## Data
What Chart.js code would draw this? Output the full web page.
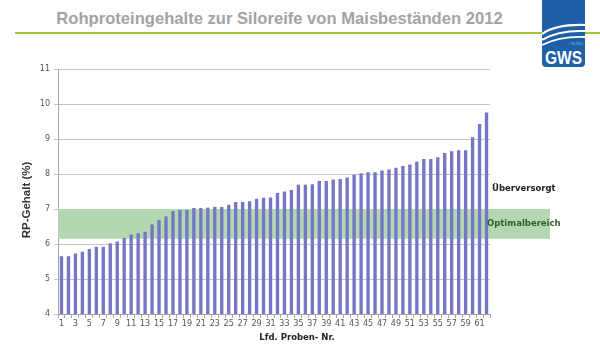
<!DOCTYPE html>
<html>
<head>
<meta charset="utf-8">
<script src="https://cdn.jsdelivr.net/npm/chart.js@4"></script>
<style>
  html, body { margin: 0; padding: 0; background: #fff; }
  #wrap { position: relative; width: 600px; height: 345px; overflow: hidden; }
  #title { position: absolute; left: 0; top: 9px; width: 559px; text-align: center;
           font: bold 16.6px "Liberation Sans", Arial, sans-serif; color: #a3a3a3; white-space: nowrap; }
  #rule { position: absolute; left: 15px; top: 32px; width: 585px; height: 2px; background: #a3c639; }
  #logo { position: absolute; left: 542px; top: 0; }
  canvas { position: absolute; left: 0; top: 0; }
</style>
</head>
<body>
<div id="wrap">
  <div id="rule"></div>
  <div id="title">Rohproteingehalte zur Siloreife von Maisbeständen 2012</div>
  <svg id="logo" width="44" height="68" viewBox="0 0 44 68">
    <path d="M0,0 H43 V63 Q43,67 39,67 H4 Q0,67 0,63 Z" fill="#1d5fa9"/>
    <path d="M0,34 Q14,24 43,25" stroke="#fff" stroke-width="2.2" fill="none"/>
    <path d="M0,40 Q16,30 43,31" stroke="#fff" stroke-width="2" fill="none"/>
    <path d="M0,45 Q18,36 43,37" stroke="#fff" stroke-width="1.8" fill="none"/>
    <text x="29" y="45" font-family="Liberation Sans, Arial" font-size="4" fill="#8fb3de">NORD</text>
    <text x="3" y="64" font-family="Liberation Sans Narrow, Liberation Sans, Arial" font-weight="bold" font-size="19" fill="#fff" textLength="37" lengthAdjust="spacingAndGlyphs">GWS</text>
  </svg>
  <canvas id="c" width="600" height="345"></canvas>
</div>
<script>
const categories = ["1","2","3","4","5","6","7","8","9","10","11","12","13","14","15","16","17","18","19","20",
  "21","22","23","24","25","26","27","28","29","30","31","32","33","34","35","36","37","38","39","40",
  "41","42","43","44","45","46","47","48","49","50","51","52","53","54","55","56","57","58","59","60","61","62"];
const rpValues = [5.65,5.65,5.73,5.78,5.86,5.92,5.92,6.02,6.07,6.17,
  6.27,6.31,6.35,6.56,6.69,6.79,6.94,6.97,6.97,7.03,
  7.03,7.04,7.06,7.06,7.12,7.20,7.20,7.22,7.29,7.32,
  7.33,7.46,7.50,7.54,7.69,7.69,7.71,7.80,7.80,7.84,
  7.86,7.90,7.98,8.02,8.05,8.05,8.10,8.13,8.18,8.23,
  8.27,8.35,8.43,8.43,8.48,8.60,8.65,8.68,8.68,9.05,9.43,9.76];
const optimalRange = [6.15, 7.0];
const yTicks = [4, 5, 6, 7, 8, 9, 10, 11];
const xTitle = "Lfd. Proben- Nr.";
const yTitle = "RP-Gehalt (%)";
const zoneLabels = ["Überversorgt", "Optimalbereich"];

const bandPlugin = {
  id: 'band',
  beforeDatasetsDraw(chart) {
    const { ctx, chartArea, scales } = chart;
    const yTop = scales.y.getPixelForValue(optimalRange[1]);
    const yBot = scales.y.getPixelForValue(optimalRange[0]);
    ctx.save();
    ctx.fillStyle = '#b3d8b1';
    ctx.fillRect(chartArea.left, yTop, 550 - chartArea.left, yBot - yTop);
    ctx.restore();
  },
  afterDraw(chart) {
    const { ctx, chartArea, scales } = chart;
    ctx.save();
    ctx.textBaseline = 'middle';
    ctx.textAlign = 'left';
    ctx.font = 'bold 8.5px "DejaVu Sans", sans-serif';
    ctx.fillStyle = '#222';
    ctx.fillText(zoneLabels[0], 492, scales.y.getPixelForValue(7.57));
    ctx.fillStyle = '#2f5e2f';
    ctx.fillText(zoneLabels[1], 487, scales.y.getPixelForValue((optimalRange[0] + optimalRange[1]) / 2));
    ctx.textAlign = 'center';
    ctx.fillStyle = '#222';
    ctx.font = 'bold 8.5px "DejaVu Sans", sans-serif';
    ctx.fillText(xTitle, 297, 338);
    ctx.translate(27, 200);
    ctx.rotate(-Math.PI / 2);
    ctx.font = 'bold 11.5px "Liberation Sans", Arial, sans-serif';
    ctx.fillStyle = '#333';
    ctx.fillText(yTitle, 0, 0);
    ctx.restore();
  }
};

new Chart(document.getElementById('c'), {
  type: 'bar',
  data: {
    labels: categories,
    datasets: [{
      data: rpValues,
      backgroundColor: '#7676c6',
      borderWidth: 0,
      barPercentage: 0.48,
      categoryPercentage: 1.0
    }]
  },
  options: {
    responsive: false,
    animation: false,
    events: [],
    layout: { padding: { left: 0, right: 110, top: 69, bottom: 0 } },
    plugins: { legend: { display: false }, tooltip: { enabled: false }, title: { display: false } },
    scales: {
      x: {
        afterFit(s) { s.height = 31; },
        grid: { display: true, drawOnChartArea: false, drawTicks: true, tickLength: 4, offset: true, color: '#a6a6a6' },
        border: { display: true, color: '#a6a6a6' },
        ticks: {
          autoSkip: false, maxRotation: 0, minRotation: 0, padding: 1,
          color: '#555', font: { family: '"DejaVu Sans", sans-serif', size: 8 },
          callback(v, i) { return i % 2 === 0 ? categories[i] : ''; }
        }
      },
      y: {
        min: yTicks[0], max: yTicks[yTicks.length - 1],
        afterFit(s) { s.width = 58; },
        afterBuildTicks(s) { s.ticks = yTicks.map(v => ({ value: v })); },
        grid: { color: '#c4c4c4', tickLength: 4, drawTicks: true },
        border: { display: true, color: '#a6a6a6' },
        ticks: { padding: 4, color: '#555', font: { family: '"DejaVu Sans", sans-serif', size: 8 } }
      }
    }
  },
  plugins: [bandPlugin]
});
</script>
</body>
</html>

## Prompt
Write out the listing above exactly as it stands, pictures excluded.

## Output
What Chart.js code would draw this? Output the full web page.
<!DOCTYPE html>
<html>
<head>
<meta charset="utf-8">
<script src="https://cdn.jsdelivr.net/npm/chart.js@4"></script>
<style>
  html, body { margin: 0; padding: 0; background: #fff; }
  #wrap { position: relative; width: 600px; height: 345px; overflow: hidden; }
  #title { position: absolute; left: 0; top: 9px; width: 559px; text-align: center;
           font: bold 16.6px "Liberation Sans", Arial, sans-serif; color: #a3a3a3; white-space: nowrap; }
  #rule { position: absolute; left: 15px; top: 32px; width: 585px; height: 2px; background: #a3c639; }
  #logo { position: absolute; left: 542px; top: 0; }
  canvas { position: absolute; left: 0; top: 0; }
</style>
</head>
<body>
<div id="wrap">
  <div id="rule"></div>
  <div id="title">Rohproteingehalte zur Siloreife von Maisbeständen 2012</div>
  <svg id="logo" width="44" height="68" viewBox="0 0 44 68">
    <path d="M0,0 H43 V63 Q43,67 39,67 H4 Q0,67 0,63 Z" fill="#1d5fa9"/>
    <path d="M0,34 Q14,24 43,25" stroke="#fff" stroke-width="2.2" fill="none"/>
    <path d="M0,40 Q16,30 43,31" stroke="#fff" stroke-width="2" fill="none"/>
    <path d="M0,45 Q18,36 43,37" stroke="#fff" stroke-width="1.8" fill="none"/>
    <text x="29" y="45" font-family="Liberation Sans, Arial" font-size="4" fill="#8fb3de">NORD</text>
    <text x="3" y="64" font-family="Liberation Sans Narrow, Liberation Sans, Arial" font-weight="bold" font-size="19" fill="#fff" textLength="37" lengthAdjust="spacingAndGlyphs">GWS</text>
  </svg>
  <canvas id="c" width="600" height="345"></canvas>
</div>
<script>
const categories = ["1","2","3","4","5","6","7","8","9","10","11","12","13","14","15","16","17","18","19","20",
  "21","22","23","24","25","26","27","28","29","30","31","32","33","34","35","36","37","38","39","40",
  "41","42","43","44","45","46","47","48","49","50","51","52","53","54","55","56","57","58","59","60","61","62"];
const rpValues = [5.65,5.65,5.73,5.78,5.86,5.92,5.92,6.02,6.07,6.17,
  6.27,6.31,6.35,6.56,6.69,6.79,6.94,6.97,6.97,7.03,
  7.03,7.04,7.06,7.06,7.12,7.20,7.20,7.22,7.29,7.32,
  7.33,7.46,7.50,7.54,7.69,7.69,7.71,7.80,7.80,7.84,
  7.86,7.90,7.98,8.02,8.05,8.05,8.10,8.13,8.18,8.23,
  8.27,8.35,8.43,8.43,8.48,8.60,8.65,8.68,8.68,9.05,9.43,9.76];
const optimalRange = [6.15, 7.0];
const yTicks = [4, 5, 6, 7, 8, 9, 10, 11];
const xTitle = "Lfd. Proben- Nr.";
const yTitle = "RP-Gehalt (%)";
const zoneLabels = ["Überversorgt", "Optimalbereich"];

const bandPlugin = {
  id: 'band',
  beforeDatasetsDraw(chart) {
    const { ctx, chartArea, scales } = chart;
    const yTop = scales.y.getPixelForValue(optimalRange[1]);
    const yBot = scales.y.getPixelForValue(optimalRange[0]);
    ctx.save();
    ctx.fillStyle = '#b3d8b1';
    ctx.fillRect(chartArea.left, yTop, 550 - chartArea.left, yBot - yTop);
    ctx.restore();
  },
  afterDraw(chart) {
    const { ctx, chartArea, scales } = chart;
    ctx.save();
    ctx.textBaseline = 'middle';
    ctx.textAlign = 'left';
    ctx.font = 'bold 8.5px "DejaVu Sans", sans-serif';
    ctx.fillStyle = '#222';
    ctx.fillText(zoneLabels[0], 492, scales.y.getPixelForValue(7.57));
    ctx.fillStyle = '#2f5e2f';
    ctx.fillText(zoneLabels[1], 487, scales.y.getPixelForValue((optimalRange[0] + optimalRange[1]) / 2));
    ctx.textAlign = 'center';
    ctx.fillStyle = '#222';
    ctx.font = 'bold 8.5px "DejaVu Sans", sans-serif';
    ctx.fillText(xTitle, 297, 338);
    ctx.translate(27, 200);
    ctx.rotate(-Math.PI / 2);
    ctx.font = 'bold 11.5px "Liberation Sans", Arial, sans-serif';
    ctx.fillStyle = '#333';
    ctx.fillText(yTitle, 0, 0);
    ctx.restore();
  }
};

new Chart(document.getElementById('c'), {
  type: 'bar',
  data: {
    labels: categories,
    datasets: [{
      data: rpValues,
      backgroundColor: '#7676c6',
      borderWidth: 0,
      barPercentage: 0.48,
      categoryPercentage: 1.0
    }]
  },
  options: {
    responsive: false,
    animation: false,
    events: [],
    layout: { padding: { left: 0, right: 110, top: 69, bottom: 0 } },
    plugins: { legend: { display: false }, tooltip: { enabled: false }, title: { display: false } },
    scales: {
      x: {
        afterFit(s) { s.height = 31; },
        grid: { display: true, drawOnChartArea: false, drawTicks: true, tickLength: 4, offset: true, color: '#a6a6a6' },
        border: { display: true, color: '#a6a6a6' },
        ticks: {
          autoSkip: false, maxRotation: 0, minRotation: 0, padding: 1,
          color: '#555', font: { family: '"DejaVu Sans", sans-serif', size: 8 },
          callback(v, i) { return i % 2 === 0 ? categories[i] : ''; }
        }
      },
      y: {
        min: yTicks[0], max: yTicks[yTicks.length - 1],
        afterFit(s) { s.width = 58; },
        afterBuildTicks(s) { s.ticks = yTicks.map(v => ({ value: v })); },
        grid: { color: '#c4c4c4', tickLength: 4, drawTicks: true },
        border: { display: true, color: '#a6a6a6' },
        ticks: { padding: 4, color: '#555', font: { family: '"DejaVu Sans", sans-serif', size: 8 } }
      }
    }
  },
  plugins: [bandPlugin]
});
</script>
</body>
</html>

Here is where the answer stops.